Recordar esta data de ignomínia é execrar o facínora que o
quis, o regime que o instituiu e os cúmplices que apoiaram.
Edmundo Pedro, o último sobrevivente, chegou ali, com 17
anos, na companhia do pai, para o indizível suplício de 9 anos. Como foi
possível tamanho sofrimento no silêncio imposto pela ditadura?
E como é possível o esquecimento em democracia? Dói muito,
dói pelo sofrimento dos que lutaram contra o fascismo e pelo esquecimento a que
os votam os que receberam a democracia numa madrugada de abril, com cravos
floridos nas espingardas do MFA.
Neste dia recordo o saudoso amigo Edmundo Pedro, o último a
falecer, e não deixo de pensar que Adriano Moreira, recente e definitivamente
morto, reabriria em 14 de abril de 1961 o Tarrafal (Portaria n.º 18539), e o
presídio de Missombo (Portaria n.º 18702), em Angola, então destinados à
violência contra membros da Frelimo, PAIGC e MPLA).
Com o cadáver insepulto de Adriano Moreira, que sempre
considerou Salazar como o maior estadista português, calei a revolta aos
louvores de que foi alvo, e homenageei Luandino Vieira, membro do MPLA, longos
anos encarcerado no Tarrafal que Adriano Moreira reabriu.

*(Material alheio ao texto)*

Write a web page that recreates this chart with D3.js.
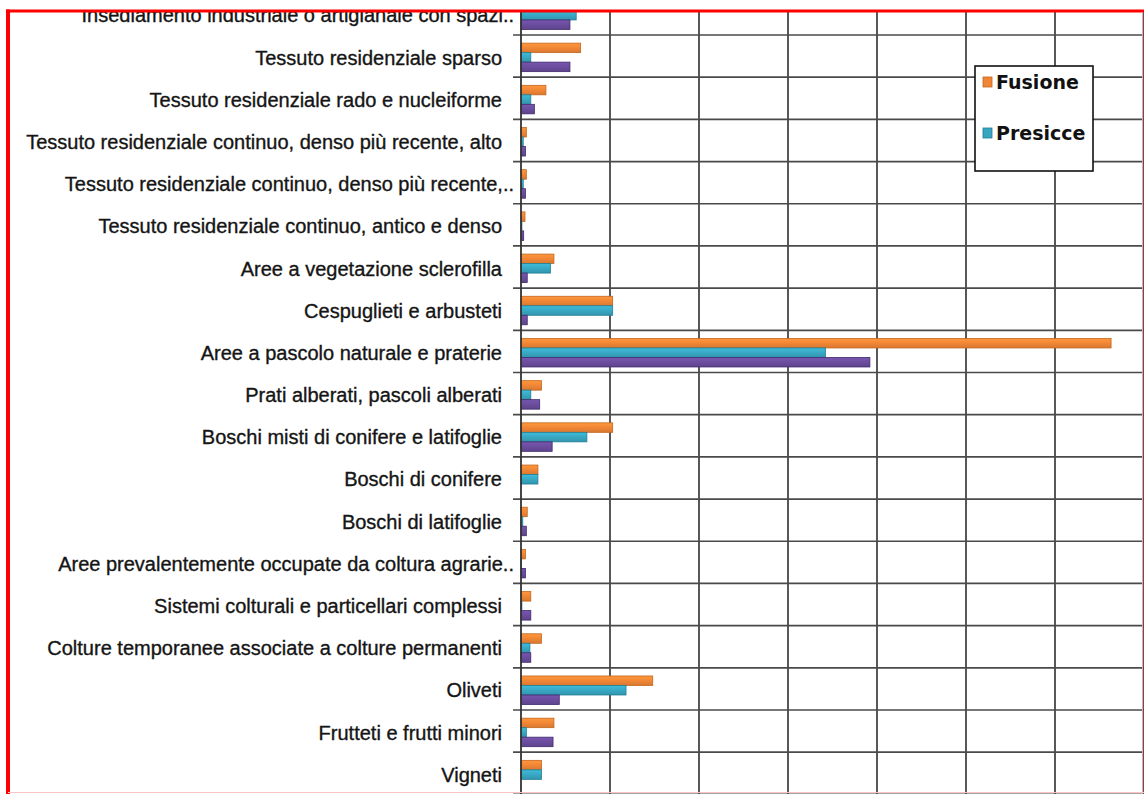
<!DOCTYPE html>
<html>
<head>
<meta charset="utf-8">
<script src="https://cdn.jsdelivr.net/npm/d3@7"></script>
<style>
  html, body { margin: 0; padding: 0; background: #fff; }
  svg { display: block; }
</style>
</head>
<body>
<svg id="chart" width="1144" height="794"></svg>
<script>
// ---- data (values in arbitrary units; one gridline = 100) ----
const categories = [
  "Insediamento industriale o artigianale con spazi..",
  "Tessuto residenziale sparso",
  "Tessuto residenziale rado e nucleiforme",
  "Tessuto residenziale continuo, denso più recente, alto",
  "Tessuto residenziale continuo, denso più recente,..",
  "Tessuto residenziale continuo, antico e denso",
  "Aree a vegetazione sclerofilla",
  "Cespuglieti e arbusteti",
  "Aree a pascolo naturale e praterie",
  "Prati alberati, pascoli alberati",
  "Boschi misti di conifere e latifoglie",
  "Boschi di conifere",
  "Boschi di latifoglie",
  "Aree prevalentemente occupate da coltura agrarie..",
  "Sistemi colturali e particellari complessi",
  "Colture temporanee associate a  colture permanenti",
  "Oliveti",
  "Frutteti e frutti minori",
  "Vigneti"
];
const seriesNames = ["Fusione", "Presicce", "Altro"];
const fusione  = [67, 67, 28, 6, 6, 4.5, 37, 103, 663, 23, 103, 19, 7, 5, 11, 23, 148, 37, 23];
const presicce = [62, 11, 11, 2.5, 2.5, 1, 33, 103, 342, 11, 74, 19, 2, 0.5, 1, 10, 118, 6, 23];
const altro    = [55, 55, 15, 5, 5, 3, 7, 7, 392, 21, 35, 0, 6, 5, 11, 11, 43, 36, 0];
const legendNames = ["Fusione", "Presicce"];
const xTicks = [100, 200, 300, 400, 500, 600, 700];
const xMax = 700;

const seriesValues = [fusione, presicce, altro];
const fills   = ["#EF8535", "#38A6C1", "#6A4C9C"];
const strokes = ["#C4661E", "#1E7E96", "#3E2A6B"];

// ---- layout ----
const svg = d3.select("#chart");
const W = 1144, H = 794;
const plotTop = 12;
const x = d3.scaleLinear().domain([0, xMax]).range([521, 1144]);
const y = d3.scaleBand().domain(categories).range([-7.2, 794.4]).paddingInner(0).paddingOuter(0);
const ys = d3.scaleBand().domain(seriesNames).range([1.3, y.bandwidth() + 1.3]).paddingInner(0).paddingOuter(0.72);

// gradients for bars
const defs = svg.append("defs");
fills.forEach((c, i) => {
  const g = defs.append("linearGradient").attr("id", "g" + i)
    .attr("x1", 0).attr("y1", 0).attr("x2", 0).attr("y2", 1);
  g.append("stop").attr("offset", "0%").attr("stop-color", d3.color(c).brighter(0.35));
  g.append("stop").attr("offset", "55%").attr("stop-color", c);
  g.append("stop").attr("offset", "100%").attr("stop-color", d3.color(c).darker(0.3));
});
defs.append("clipPath").attr("id", "clip")
  .append("rect").attr("x", 0).attr("y", plotTop).attr("width", W).attr("height", H - plotTop);

const root = svg.append("g").attr("clip-path", "url(#clip)");

// vertical gridlines
root.append("g").selectAll("line").data(xTicks).join("line")
  .attr("x1", d => x(d)).attr("x2", d => x(d))
  .attr("y1", plotTop).attr("y2", H)
  .attr("stroke", "#2e2e2e").attr("stroke-width", 1.6);

// horizontal category separators (band boundaries)
const bounds = categories.map(c => y(c)).concat([y(categories[categories.length - 1]) + y.bandwidth()]);
root.append("g").selectAll("line").data(bounds).join("line")
  .attr("x1", x(0) - 8).attr("x2", W)
  .attr("y1", d => d).attr("y2", d => d)
  .attr("stroke", "#4a4a4a").attr("stroke-width", 1.7);

// bars
const groups = root.append("g").selectAll("g").data(categories).join("g")
  .attr("transform", c => `translate(0,${y(c)})`);
groups.selectAll("rect")
  .data((c, ci) => seriesNames.map((s, si) => ({ s, si, v: seriesValues[si][ci] })))
  .join("rect")
  .filter(d => d.v > 0)
  .attr("x", x(0))
  .attr("y", d => ys(d.s))
  .attr("width", d => x(d.v) - x(0))
  .attr("height", ys.bandwidth())
  .attr("fill", d => `url(#g${d.si})`)
  .attr("stroke", d => strokes[d.si])
  .attr("stroke-width", 0.8);

// axis line
root.append("line")
  .attr("x1", x(0)).attr("x2", x(0)).attr("y1", plotTop).attr("y2", H)
  .attr("stroke", "#333").attr("stroke-width", 1.8);

// category labels
root.append("g").selectAll("text").data(categories).join("text")
  .attr("x", c => c.endsWith("..") ? 514 : 502)
  .attr("y", c => y(c) + y.bandwidth() / 2 + 1.5)
  .attr("dy", "0.35em")
  .attr("text-anchor", "end")
  .attr("font-family", "'Liberation Sans', Arial, sans-serif")
  .attr("font-size", 20)
  .attr("fill", "#151515")
  .attr("stroke", "#151515")
  .attr("stroke-width", 0.35)
  .text(c => c);

// legend
const leg = svg.append("g");
leg.append("rect").attr("x", 975).attr("y", 66).attr("width", 118).attr("height", 105)
  .attr("fill", "#fff").attr("stroke", "#111").attr("stroke-width", 1.6);
const li = leg.selectAll("g").data(legendNames).join("g")
  .attr("transform", (d, i) => `translate(983,${82 + i * 51})`);
li.append("rect").attr("x", 0).attr("y", -5).attr("width", 9).attr("height", 10)
  .attr("fill", (d, i) => fills[i]).attr("stroke", (d, i) => strokes[i]).attr("stroke-width", 0.8);
li.append("text").attr("x", 13).attr("y", 0).attr("dy", "0.36em")
  .attr("font-family", "'DejaVu Sans', sans-serif").attr("font-weight", "bold")
  .attr("font-size", 19).attr("fill", "#111").text(d => d);

// frame
svg.append("rect").attr("x", 0).attr("y", 0).attr("width", W).attr("height", 9.5).attr("fill", "#fff");
svg.append("line").attr("x1", 6).attr("x2", W).attr("y1", 11).attr("y2", 11)
  .attr("stroke", "#ff0000").attr("stroke-width", 3.2);
svg.append("line").attr("x1", 8).attr("x2", 8).attr("y1", 9.5).attr("y2", H)
  .attr("stroke", "#ff0000").attr("stroke-width", 4);
svg.append("line").attr("x1", 1142.5).attr("x2", 1142.5).attr("y1", 12).attr("y2", H)
  .attr("stroke", "#f3a0a0").attr("stroke-width", 1);
svg.append("line").attr("x1", 8).attr("x2", W).attr("y1", 792.5).attr("y2", 792.5)
  .attr("stroke", "#f6c4c4").attr("stroke-width", 1);
</script>
</body>
</html>
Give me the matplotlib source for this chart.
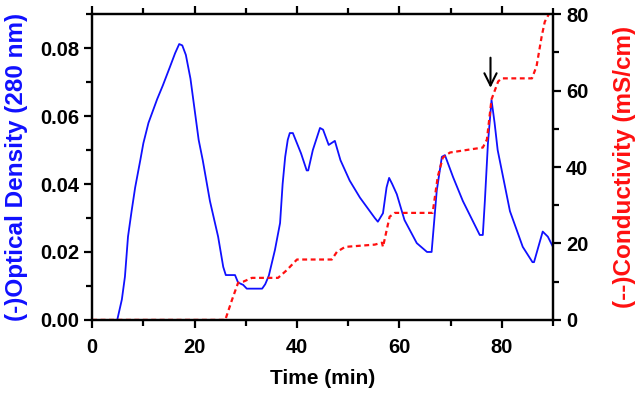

Na AR o voto de pesar branqueou o homem que não abandonou o
CDS quando o PPE o excluiu, por ser de extrema-direita. O salazarista não
deixou de o ser e foi mais um que o Parlamento elevou a democrata, comum voto
de pesar que há de ter doído às vítimas.
Por todo o mundo estão a chegar ao poder os que não hesitam
em criar novos campos de tortura para os adversários. Aguardo com ansiedade os
resultados das eleições do Brasil, amanhã, sem ainda ter digerido a vitória do
fascismo em Itália.
É da amnésia coletiva e da reabilitação dos fascistas que surge o húmus que ressuscita o fascismo.